Note how the two o characters line up now. Again you compare the last character of the search pattern with the search text: d vs W. These are not equal but the W does appear in the pattern. So we skip ahead again to line up those two W characters:

source string:  Hello, World
search pattern:        World
                           ^

This time the two characters are equal and there is a possible match. To verify the match you do a brute-force search, but backwards, from the end of the search pattern to the beginning. And that’s all there is to it.
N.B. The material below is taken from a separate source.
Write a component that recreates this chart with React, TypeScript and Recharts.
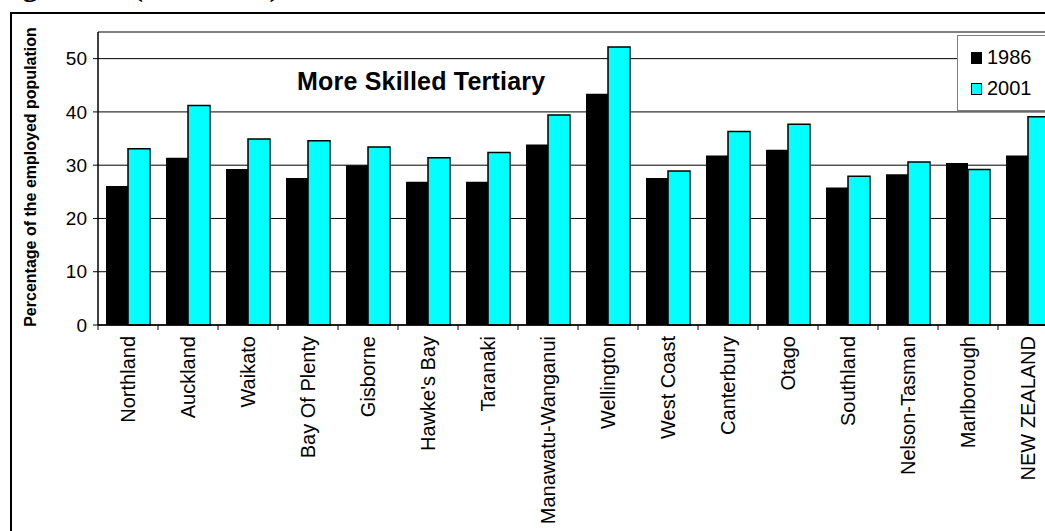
import React from "react";
import { BarChart, Bar, XAxis, YAxis, CartesianGrid, ReferenceLine } from "recharts";

const regions = [
  "Northland", "Auckland", "Waikato", "Bay Of Plenty", "Gisborne", "Hawke's Bay",
  "Taranaki", "Manawatu-Wanganui", "Wellington", "West Coast", "Canterbury",
  "Otago", "Southland", "Nelson-Tasman", "Marlborough", "NEW ZEALAND",
];
const values1986 = [26.1, 31.4, 29.3, 27.6, 30.0, 26.9, 26.9, 33.9, 43.4, 27.6, 31.8, 32.9, 25.8, 28.3, 30.4, 31.8];
const values2001 = [33.1, 41.2, 34.9, 34.6, 33.4, 31.4, 32.4, 39.4, 52.2, 28.9, 36.3, 37.7, 27.9, 30.6, 29.2, 39.1];
const yTicks = [0, 10, 20, 30, 40, 50];
const seriesNames = ["1986", "2001"];
const seriesColors = ["#000000", "#00FFFF"];
const chartTitle = "More Skilled Tertiary";
const yLabel = "Percentage of the employed population";
const figureCaption = "Figure 3.4 (continued)";

const data = regions.map((r, i) => ({ region: r, y1986: values1986[i], y2001: values2001[i] }));

const FONT = "'Liberation Sans', Arial, sans-serif";

const XTick = (props: any) => {
  const { x, y, payload } = props;
  const half = payload && typeof payload.offset === "number" && payload.offset > 0 ? payload.offset : 30;
  const ty = y + 4;
  return (
    <g>
      <line x1={x - half} y1={y - 7} x2={x - half} y2={y - 2} stroke="#000" strokeWidth={1} />
      <text
        x={x}
        y={ty}
        transform={`rotate(-90, ${x}, ${ty})`}
        textAnchor="end"
        dominantBaseline="central"
        fontFamily={FONT}
        fontSize={20}
        fill="#000"
      >
        {payload.value}
      </text>
    </g>
  );
};

const LegendBox = () => (
  <div
    style={{
      position: "absolute",
      left: 957,
      top: 35,
      width: 110,
      height: 76,
      border: "1.5px solid #808080",
      background: "#fff",
      boxSizing: "border-box",
      fontFamily: FONT,
      fontSize: 20,
      color: "#000",
      paddingLeft: 13,
      paddingTop: 6,
    }}
  >
    {seriesNames.map((n, i) => (
      <div key={n} style={{ display: "flex", alignItems: "center", height: 31 }}>
        <span
          style={{
            display: "inline-block",
            width: 9,
            height: 10,
            background: seriesColors[i],
            border: "1px solid #000",
            marginRight: 5,
          }}
        />
        <span>{n}</span>
      </div>
    ))}
  </div>
);

export default function App() {
  return (
    <div style={{ position: "absolute", left: 0, top: 0, width: 1045, height: 531, overflow: "hidden", background: "#fff" }}>
      <div
        style={{
          position: "absolute",
          left: -4,
          top: -29,
          fontFamily: "'Liberation Serif', 'Times New Roman', serif",
          fontWeight: "bold",
          fontSize: 30,
          lineHeight: "30px",
          whiteSpace: "nowrap",
        }}
      >
        {figureCaption}
      </div>
      <div
        style={{
          position: "absolute",
          left: 10,
          top: 12,
          width: 1100,
          height: 600,
          border: "2px solid #000",
          boxSizing: "border-box",
        }}
      />
      <div style={{ position: "absolute", left: 0, top: 0 }}>
        <BarChart
          width={1080}
          height={531}
          data={data}
          margin={{ top: 32, right: 22, bottom: 0, left: 38 }}
          barSize={22}
          barGap={0}
        >
          <CartesianGrid horizontal={true} vertical={false} stroke="#000" strokeWidth={1} />
          <ReferenceLine y={55} stroke="#808080" strokeWidth={2} ifOverflow="extendDomain" />
          <XAxis
            dataKey="region"
            interval={0}
            height={206}
            tickLine={false}
            axisLine={{ stroke: "#000", strokeWidth: 1.5 }}
            tick={<XTick />}
            tickSize={5}
            tickMargin={2}
          />
          <YAxis
            width={60}
            domain={[0, 55]}
            ticks={yTicks}
            interval={0}
            tickSize={5}
            tickMargin={6}
            axisLine={{ stroke: "#000", strokeWidth: 1.5 }}
            tickLine={{ stroke: "#000" }}
            tick={{ fill: "#000", fontSize: 19, fontFamily: FONT }}
            label={{
              content: () => (
                <text
                  x={30}
                  y={177}
                  transform="rotate(-90, 30, 177)"
                  textAnchor="middle"
                  dominantBaseline="central"
                  fontFamily={FONT}
                  fontWeight="bold"
                  fontSize={16}
                  fill="#000"
                >
                  {yLabel}
                </text>
              ),
            }}
          />
          <Bar dataKey="y1986" name={seriesNames[0]} fill={seriesColors[0]} isAnimationActive={false} />
          <Bar dataKey="y2001" name={seriesNames[1]} fill={seriesColors[1]} stroke="#000" strokeWidth={1.5} isAnimationActive={false} />
        </BarChart>
      </div>
      <LegendBox />
      <div
        style={{
          position: "absolute",
          left: 297,
          top: 67,
          fontFamily: FONT,
          fontWeight: "bold",
          fontSize: 25,
          lineHeight: "28px",
          letterSpacing: 0.2,
          whiteSpace: "nowrap",
          color: "#000",
        }}
      >
        {chartTitle}
      </div>
    </div>
  );
}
The amount to skip ahead at any given time is determined by the “skip table”, which is a dictionary of all the characters in the search pattern and the amount to skip by. The skip table in the example looks like:

W: 4
o: 3
r: 2
l: 1
d: 0

The closer a character is to the end of the pattern, the smaller the skip amount. If a character appears more than once in the pattern, the one nearest to the end of the pattern determines the skip value for that character.

Note that if the pattern is just one character, it’s faster to do a brute-force search. There’s probably a trade-off between the time it takes to build the skip table and doing brute-force for short patterns.

The code appears to work well, but I don’t really like the following bit:

var j = i
var q = p
var found = true
while q != pattern.startIndex {
  j = j.predecessor()
  q = q.predecessor()
  if self[j] != pattern[q] {
    found = false
    break
  }
}

if found {
  . . .

This performs the backwards search that happens when the last character from the search pattern matches the character from the source string. We need to step backwards through both strings until we find a character that doesn’t match, or until we’ve reached the beginning of the search pattern.

I wonder if there is a more Swift-ish way to write this…

The following would work:

let j = advance(i, -patternLength + 1)
if self[j...i] == pattern {
  return j
} else {
  i = i.successor()
}

This steps back through the source string until where the pattern starts, and then compares the substring to the search pattern. The code is a lot shorter but it may be slower because it potentially does more work.